Where I’m From
I was intrigued when I read about Cora over at Hidden Riches from Secret Places. I loved learning about her using a structure that Ann Voskamp over at A Holy Experience posted this past week. Cora said she re-posted her version after Ann Voskamp posted hers. Both posts are based on an adaptation by Levi Romero of a poem entitled Where I’m From by George Ella Lyon. Using the same adaptation, I am writing mine. I hope it helps you know me better.
I am from farmers and a man who always wanted to farm, but war, death and circumstances got in his way.
Instead I am from bread baskets, newspapers and a mail truck parked in the driveway of my childhood home.
I am from the sweltering, freezing attic bedroom I shared with my younger sister where I read her the Bible every morning and quizzed her every evening.
I am from dusting venetian blinds, running newspapers every Sunday morning and fish sticks every Friday (not because I was Catholic, but because my Dad loved them).
I am from toasting marshmallows over a campfire in the woods and swimming in the creek every day all summer long.
I am from birch trees and apple trees whose tent caterpillars needed burned out every summer and a catalpa tree whose long dark pods are forever imprinted in my memory.
I am from sand-tart cookies, hog maw, schnitz un gnepp, saurkraut and pork, but no speaking German, “We are Americans!”
I am from Elsie Edna and James Roy; Anna Louise and Samuel Howell.

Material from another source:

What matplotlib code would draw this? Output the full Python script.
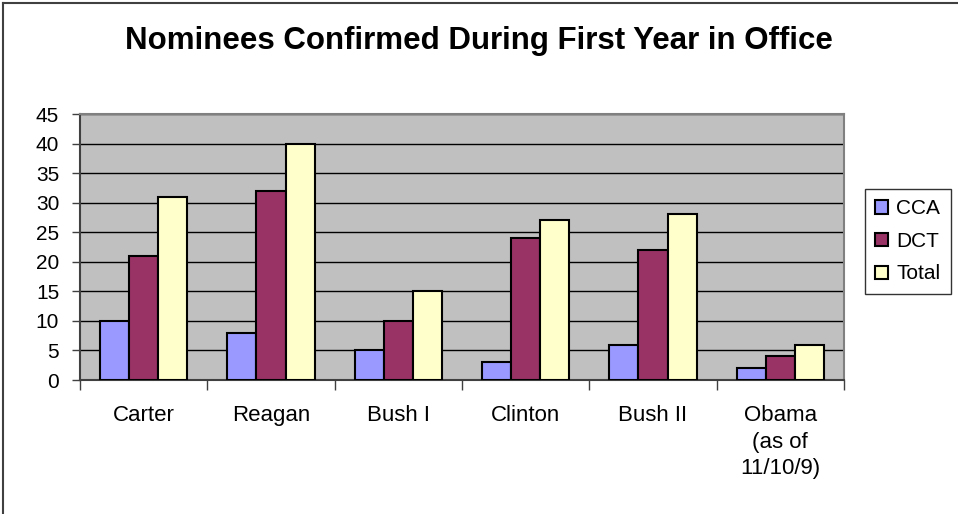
import numpy as np
import matplotlib.pyplot as plt
from matplotlib.lines import Line2D

plt.rcParams['font.family'] = ['Liberation Sans', 'DejaVu Sans']

presidents = ['Carter', 'Reagan', 'Bush I', 'Clinton', 'Bush II', 'Obama\n(as of\n11/10/9)']
cca = [10, 8, 5, 3, 6, 2]
dct = [21, 32, 10, 24, 22, 4]
total = [31, 40, 15, 27, 28, 6]

series = [('CCA', cca, '#9999FF'), ('DCT', dct, '#993366'), ('Total', total, '#FFFFCC')]

fig = plt.figure(figsize=(9.58, 5.14), dpi=100)
ax = fig.add_axes([80 / 958, 1 - 380 / 514, (844 - 80) / 958, (380 - 114) / 514])
ax.set_facecolor('#C0C0C0')

x = np.arange(len(presidents))
w = 0.228
for i, (name, vals, color) in enumerate(series):
    ax.bar(x + (i - 1) * w, vals, w, color=color, edgecolor='black', linewidth=1.5,
           label=name, zorder=3)

ax.set_xlim(-0.5, len(presidents) - 0.5)
ax.set_ylim(0, 45)
ax.set_yticks(range(0, 50, 5))
ax.tick_params(axis='y', labelsize=15, length=6, width=1, direction='out', pad=9, color='#404040')
ax.yaxis.grid(True, color='black', linewidth=1, zorder=1)
ax.set_axisbelow(True)

ax.set_xticks(x)
ax.set_xticklabels(presidents, fontsize=16, linespacing=1.35, va='top')
ax.tick_params(axis='x', length=0, pad=18)
ax.set_xticks(np.arange(-0.5, len(presidents)), minor=True)
ax.tick_params(axis='x', which='minor', length=7, width=1, direction='out', color='#404040')

for side in ['top', 'right']:
    ax.spines[side].set_color('#808080')
    ax.spines[side].set_linewidth(1.5)
for side in ['left', 'bottom']:
    ax.spines[side].set_color('#404040')
    ax.spines[side].set_linewidth(1.5)

leg = ax.legend(loc='upper left', bbox_to_anchor=(865 / 958, 1 - 189 / 514),
                bbox_transform=fig.transFigure, fontsize=15, frameon=True,
                fancybox=False, edgecolor='black', handlelength=0.6, handleheight=0.6,
                handletextpad=0.4, labelspacing=0.65, borderpad=0.5, borderaxespad=0)
leg.get_frame().set_linewidth(1)

fig.text(0.5, 1 - 41 / 514, 'Nominees Confirmed During First Year in Office',
         ha='center', va='center', fontsize=22.5, fontweight='bold')

# chart area border along the top and left
fig.add_artist(Line2D([3 / 958, 1], [1 - 3 / 514, 1 - 3 / 514], color='#404040', linewidth=1.5))
fig.add_artist(Line2D([3 / 958, 3 / 958], [0, 1 - 3 / 514], color='#404040', linewidth=1.5))

fig.savefig('out.png', dpi=100)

Farmers all.
I am also from hard times and strong women who lost their men early and raised their children alone in the midst of incredible odds. My father is the middle son below.
I am from a grandmother who read to me every night before tucking me into bed and said, “Good night, Itty Bit.”

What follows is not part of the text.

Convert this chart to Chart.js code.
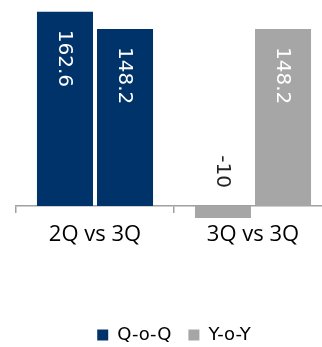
<!DOCTYPE html>
<html>
<head>
<meta charset="utf-8">
<script src="https://cdn.jsdelivr.net/npm/chart.js@4"></script>
<style>
  html, body { margin: 0; padding: 0; background: #fff; overflow: hidden; }
  canvas { display: block; }
</style>
</head>
<body>
<canvas id="chart" width="363" height="354"></canvas>
<script>
// categories and values
const categories = ['2Q vs 3Q', '3Q vs 3Q'];
const firstBar = [162.6, -10];
const secondBar = [148.2, 148.2];
const legendNames = ['Q-o-Q', 'Y-o-Y'];
const groupColors = ['#00336A', '#A6A6A6'];

// rotated value labels, read top to bottom
const barLabels = {
    id: 'barLabels',
    afterDatasetsDraw(chart) {
        const ctx = chart.ctx;
        const zero = chart.scales.y.getPixelForValue(0);
        ctx.save();
        ctx.font = '20px "DejaVu Sans"';
        ctx.textBaseline = 'middle';
        chart.data.datasets.forEach((ds, i) => {
            chart.getDatasetMeta(i).data.forEach((bar, j) => {
                const v = ds.data[j];
                const txt = String(v);
                const w = ctx.measureText(txt).width;
                ctx.save();
                if (v >= 0) {
                    ctx.translate(bar.x, bar.y + 18);
                    ctx.fillStyle = '#fff';
                } else {
                    ctx.translate(bar.x, zero - 18 - w);
                    ctx.fillStyle = '#222';
                }
                ctx.rotate(Math.PI / 2);
                ctx.textAlign = 'left';
                ctx.fillText(txt, 0, 1);
                ctx.restore();
            });
        });
        ctx.restore();
    }
};

new Chart(document.getElementById('chart'), {
    type: 'bar',
    data: {
        labels: categories,
        datasets: [
            { data: firstBar, backgroundColor: groupColors, clip: false },
            { data: secondBar, backgroundColor: groupColors, clip: false }
        ]
    },
    options: {
        responsive: false,
        animation: false,
        categoryPercentage: 0.76,
        barPercentage: 0.933,
        layout: { padding: { top: 3, left: 16, right: 31, bottom: 0 } },
        scales: {
            x: {
                grid: {
                    drawOnChartArea: false,
                    tickLength: 7,
                    color: '#A0A0A0',
                    lineWidth: 1.5
                },
                border: { color: '#A0A0A0', width: 1.5 },
                ticks: {
                    color: '#000',
                    font: { family: '"Open Sans"', size: 22 },
                    padding: 9,
                    maxRotation: 0,
                    autoSkip: false
                },
                afterFit(scale) { scale.height = 103; }
            },
            y: { display: false, min: 0, max: 170 }
        },
        plugins: {
            tooltip: { enabled: false },
            legend: {
                position: 'bottom',
                labels: {
                    boxWidth: 11,
                    boxHeight: 11,
                    padding: 17,
                    color: '#000',
                    font: { family: '"DejaVu Sans"', size: 18 },
                    generateLabels: () => legendNames.map((name, i) => ({
                        text: name,
                        fillStyle: groupColors[i],
                        strokeStyle: groupColors[i],
                        lineWidth: 0,
                        hidden: false,
                        datasetIndex: i
                    }))
                }
            }
        }
    },
    plugins: [barLabels]
});
</script>
</body>
</html>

I am from listening to 45 rpm records with my aunt who was 15 years older than I and from eating warm tomatoes and corn right in the middle of sunny fields.

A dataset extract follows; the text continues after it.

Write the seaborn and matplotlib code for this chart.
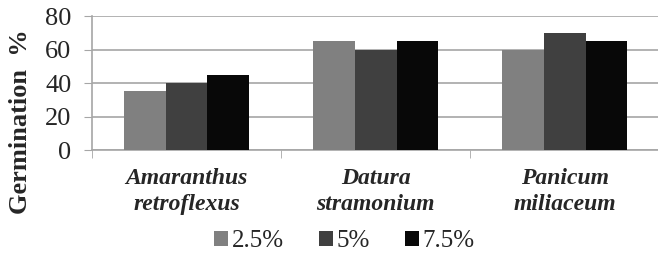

I am from riding on the necks of mother sows holding onto their ears after my grandmother called them loudly for their “slop”.
I am from hillbilly music and Christmas carols sung around my grandmother’s piano. I am from firecrackers every fourth of July on the sidewalk.
I am from Pennsylvania, the Pennsylvania Dutch and German stoicism, determination and pride.
I am from Elsie Edna who had just had her 15th child and her husband died of blood poisoning from a rusty corn husker before the age of antibiotics. He worked as a hired hand for his brother and rented a house from the same.
With her husband dead, Elsie Edna and her children were no good to the brother-in-law so he told them to leave.
My grandmother took the bus into town, rented a house there and raised her children by herself by baking, cleaning and some wages from her oldest sons earned until…
the sons went off to war. (This next picture is not of my grandmother. I took it off http://www.old-photos.blogspot.com, but it is what she probably looked like on any given day.)
My last memory of my grandmother (then in her 80’s) is her sitting at her kitchen table covered with a dozen pies (Having baked for 15 children, hired hands and passers-by all her life would say, “Who can make just one pie?”) to give to anyone who would visit that day. With 72 grandchildren someone would surely come to visit.
I come from the two strongest women I will ever know. I have family photos in albums, stories typed and bound into an archival book and precious memories stored in the synapses of my brain because this is where I am from and I don’t ever want to forget it. God bless you, Elsie and Anna!